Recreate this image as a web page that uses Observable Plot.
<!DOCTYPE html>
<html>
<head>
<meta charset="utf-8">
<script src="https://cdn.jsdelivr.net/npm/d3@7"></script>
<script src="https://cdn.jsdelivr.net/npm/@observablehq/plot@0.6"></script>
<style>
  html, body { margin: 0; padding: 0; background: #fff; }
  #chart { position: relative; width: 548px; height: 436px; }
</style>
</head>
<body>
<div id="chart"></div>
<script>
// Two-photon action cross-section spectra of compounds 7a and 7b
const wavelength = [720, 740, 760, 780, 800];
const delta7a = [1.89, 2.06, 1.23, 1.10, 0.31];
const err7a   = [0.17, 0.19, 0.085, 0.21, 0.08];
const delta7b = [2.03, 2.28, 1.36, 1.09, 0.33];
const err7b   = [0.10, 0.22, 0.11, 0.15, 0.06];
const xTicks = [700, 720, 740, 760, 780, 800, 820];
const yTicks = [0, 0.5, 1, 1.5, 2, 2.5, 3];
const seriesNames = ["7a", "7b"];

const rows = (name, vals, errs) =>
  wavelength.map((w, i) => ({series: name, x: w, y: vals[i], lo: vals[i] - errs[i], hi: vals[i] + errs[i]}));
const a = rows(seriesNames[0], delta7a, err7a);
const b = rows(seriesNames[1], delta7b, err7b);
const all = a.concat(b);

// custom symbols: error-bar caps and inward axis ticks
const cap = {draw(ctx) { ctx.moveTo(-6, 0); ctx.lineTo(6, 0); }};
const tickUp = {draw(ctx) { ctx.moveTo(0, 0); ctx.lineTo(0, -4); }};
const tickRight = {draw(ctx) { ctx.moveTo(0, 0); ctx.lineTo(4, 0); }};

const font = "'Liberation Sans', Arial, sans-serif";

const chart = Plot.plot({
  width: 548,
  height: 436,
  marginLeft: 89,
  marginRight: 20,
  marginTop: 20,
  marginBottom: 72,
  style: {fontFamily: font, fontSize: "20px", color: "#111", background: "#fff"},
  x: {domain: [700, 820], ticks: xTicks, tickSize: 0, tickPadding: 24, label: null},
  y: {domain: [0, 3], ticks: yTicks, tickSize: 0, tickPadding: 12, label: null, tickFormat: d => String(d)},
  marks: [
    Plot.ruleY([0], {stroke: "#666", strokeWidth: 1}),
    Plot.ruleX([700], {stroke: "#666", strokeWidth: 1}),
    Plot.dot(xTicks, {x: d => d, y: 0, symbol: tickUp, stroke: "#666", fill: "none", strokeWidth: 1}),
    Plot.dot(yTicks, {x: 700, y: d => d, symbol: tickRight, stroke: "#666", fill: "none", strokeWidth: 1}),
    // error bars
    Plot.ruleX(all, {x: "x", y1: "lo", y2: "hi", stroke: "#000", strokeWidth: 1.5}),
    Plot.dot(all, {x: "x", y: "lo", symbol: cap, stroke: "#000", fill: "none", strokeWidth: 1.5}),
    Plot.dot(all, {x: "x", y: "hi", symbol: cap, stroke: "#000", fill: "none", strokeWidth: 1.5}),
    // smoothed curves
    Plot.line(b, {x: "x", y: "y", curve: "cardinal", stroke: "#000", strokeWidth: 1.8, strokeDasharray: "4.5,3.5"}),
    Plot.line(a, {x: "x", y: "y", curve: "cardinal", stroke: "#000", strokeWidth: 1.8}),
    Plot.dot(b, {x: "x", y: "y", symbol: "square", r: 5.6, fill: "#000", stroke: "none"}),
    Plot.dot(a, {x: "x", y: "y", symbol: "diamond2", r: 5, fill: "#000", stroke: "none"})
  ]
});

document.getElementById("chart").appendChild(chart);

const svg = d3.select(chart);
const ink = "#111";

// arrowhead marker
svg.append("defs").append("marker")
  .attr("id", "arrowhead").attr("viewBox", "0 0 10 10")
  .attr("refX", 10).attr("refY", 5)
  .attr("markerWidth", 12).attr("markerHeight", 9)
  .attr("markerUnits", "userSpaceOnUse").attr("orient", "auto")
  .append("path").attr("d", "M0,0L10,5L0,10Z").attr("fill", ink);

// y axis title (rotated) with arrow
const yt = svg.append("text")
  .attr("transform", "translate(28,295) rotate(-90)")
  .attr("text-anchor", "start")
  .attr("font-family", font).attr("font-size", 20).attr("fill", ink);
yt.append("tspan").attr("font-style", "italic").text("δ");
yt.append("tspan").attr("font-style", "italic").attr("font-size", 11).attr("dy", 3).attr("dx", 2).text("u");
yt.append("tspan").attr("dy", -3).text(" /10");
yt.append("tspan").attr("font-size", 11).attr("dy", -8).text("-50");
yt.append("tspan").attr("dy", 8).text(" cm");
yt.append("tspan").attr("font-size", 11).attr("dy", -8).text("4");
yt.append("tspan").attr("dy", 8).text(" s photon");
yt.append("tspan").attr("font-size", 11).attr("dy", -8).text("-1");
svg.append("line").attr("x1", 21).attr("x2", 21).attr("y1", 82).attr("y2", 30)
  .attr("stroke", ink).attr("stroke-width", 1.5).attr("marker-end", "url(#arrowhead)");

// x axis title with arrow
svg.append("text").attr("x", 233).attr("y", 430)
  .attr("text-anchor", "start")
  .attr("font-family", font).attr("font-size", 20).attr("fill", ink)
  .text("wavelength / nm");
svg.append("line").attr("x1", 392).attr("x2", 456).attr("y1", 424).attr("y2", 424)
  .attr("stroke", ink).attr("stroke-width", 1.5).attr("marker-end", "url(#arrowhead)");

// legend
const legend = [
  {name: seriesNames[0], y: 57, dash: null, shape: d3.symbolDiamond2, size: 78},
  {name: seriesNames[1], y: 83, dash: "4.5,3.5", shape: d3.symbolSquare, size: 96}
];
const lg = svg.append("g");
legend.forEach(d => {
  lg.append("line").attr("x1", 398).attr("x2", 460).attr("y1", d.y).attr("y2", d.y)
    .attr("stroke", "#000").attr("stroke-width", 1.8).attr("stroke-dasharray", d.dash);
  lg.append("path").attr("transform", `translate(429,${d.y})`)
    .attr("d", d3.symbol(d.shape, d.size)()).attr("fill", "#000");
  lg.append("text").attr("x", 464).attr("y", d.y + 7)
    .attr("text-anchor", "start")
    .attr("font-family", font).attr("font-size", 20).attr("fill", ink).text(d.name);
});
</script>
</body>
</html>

---

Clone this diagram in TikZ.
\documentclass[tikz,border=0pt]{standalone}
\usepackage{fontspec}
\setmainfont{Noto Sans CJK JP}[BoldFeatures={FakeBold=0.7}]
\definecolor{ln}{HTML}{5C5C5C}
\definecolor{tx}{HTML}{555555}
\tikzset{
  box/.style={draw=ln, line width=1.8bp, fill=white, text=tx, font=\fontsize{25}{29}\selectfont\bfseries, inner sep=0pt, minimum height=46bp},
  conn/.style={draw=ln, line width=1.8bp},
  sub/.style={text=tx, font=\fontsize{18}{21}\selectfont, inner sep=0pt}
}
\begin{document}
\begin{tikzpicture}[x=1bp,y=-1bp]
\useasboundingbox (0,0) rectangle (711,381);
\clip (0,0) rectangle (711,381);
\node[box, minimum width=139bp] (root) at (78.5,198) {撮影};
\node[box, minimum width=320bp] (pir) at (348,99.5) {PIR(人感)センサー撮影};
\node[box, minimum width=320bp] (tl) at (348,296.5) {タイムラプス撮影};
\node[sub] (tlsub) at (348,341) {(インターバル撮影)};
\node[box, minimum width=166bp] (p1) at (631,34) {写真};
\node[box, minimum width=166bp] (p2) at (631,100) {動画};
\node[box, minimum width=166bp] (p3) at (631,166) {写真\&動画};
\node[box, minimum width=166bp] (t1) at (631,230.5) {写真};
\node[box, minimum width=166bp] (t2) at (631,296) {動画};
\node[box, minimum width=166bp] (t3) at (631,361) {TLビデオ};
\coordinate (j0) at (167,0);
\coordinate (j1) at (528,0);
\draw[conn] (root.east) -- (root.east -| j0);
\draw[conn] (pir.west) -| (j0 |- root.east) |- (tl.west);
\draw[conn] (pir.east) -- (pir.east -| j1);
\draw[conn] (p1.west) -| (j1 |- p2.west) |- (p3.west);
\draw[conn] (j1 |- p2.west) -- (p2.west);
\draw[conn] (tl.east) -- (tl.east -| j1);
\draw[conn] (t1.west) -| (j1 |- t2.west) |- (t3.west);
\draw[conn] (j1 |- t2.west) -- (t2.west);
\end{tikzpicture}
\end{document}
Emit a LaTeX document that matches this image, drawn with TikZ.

---

**INSTRUCTIONS TO FOLLOW**.
Within the listing above, give again exactly every line from the line with "Clone this diagram in TikZ." through the line with "Emit a LaTeX", both included, and no other line.

**WRITTEN RESPONSE**.
Clone this diagram in TikZ.
\documentclass[tikz,border=0pt]{standalone}
\usepackage{fontspec}
\setmainfont{Noto Sans CJK JP}[BoldFeatures={FakeBold=0.7}]
\definecolor{ln}{HTML}{5C5C5C}
\definecolor{tx}{HTML}{555555}
\tikzset{
  box/.style={draw=ln, line width=1.8bp, fill=white, text=tx, font=\fontsize{25}{29}\selectfont\bfseries, inner sep=0pt, minimum height=46bp},
  conn/.style={draw=ln, line width=1.8bp},
  sub/.style={text=tx, font=\fontsize{18}{21}\selectfont, inner sep=0pt}
}
\begin{document}
\begin{tikzpicture}[x=1bp,y=-1bp]
\useasboundingbox (0,0) rectangle (711,381);
\clip (0,0) rectangle (711,381);
\node[box, minimum width=139bp] (root) at (78.5,198) {撮影};
\node[box, minimum width=320bp] (pir) at (348,99.5) {PIR(人感)センサー撮影};
\node[box, minimum width=320bp] (tl) at (348,296.5) {タイムラプス撮影};
\node[sub] (tlsub) at (348,341) {(インターバル撮影)};
\node[box, minimum width=166bp] (p1) at (631,34) {写真};
\node[box, minimum width=166bp] (p2) at (631,100) {動画};
\node[box, minimum width=166bp] (p3) at (631,166) {写真\&動画};
\node[box, minimum width=166bp] (t1) at (631,230.5) {写真};
\node[box, minimum width=166bp] (t2) at (631,296) {動画};
\node[box, minimum width=166bp] (t3) at (631,361) {TLビデオ};
\coordinate (j0) at (167,0);
\coordinate (j1) at (528,0);
\draw[conn] (root.east) -- (root.east -| j0);
\draw[conn] (pir.west) -| (j0 |- root.east) |- (tl.west);
\draw[conn] (pir.east) -- (pir.east -| j1);
\draw[conn] (p1.west) -| (j1 |- p2.west) |- (p3.west);
\draw[conn] (j1 |- p2.west) -- (p2.west);
\draw[conn] (tl.east) -- (tl.east -| j1);
\draw[conn] (t1.west) -| (j1 |- t2.west) |- (t3.west);
\draw[conn] (j1 |- t2.west) -- (t2.west);
\end{tikzpicture}
\end{document}
Emit a LaTeX document that matches this image, drawn with TikZ.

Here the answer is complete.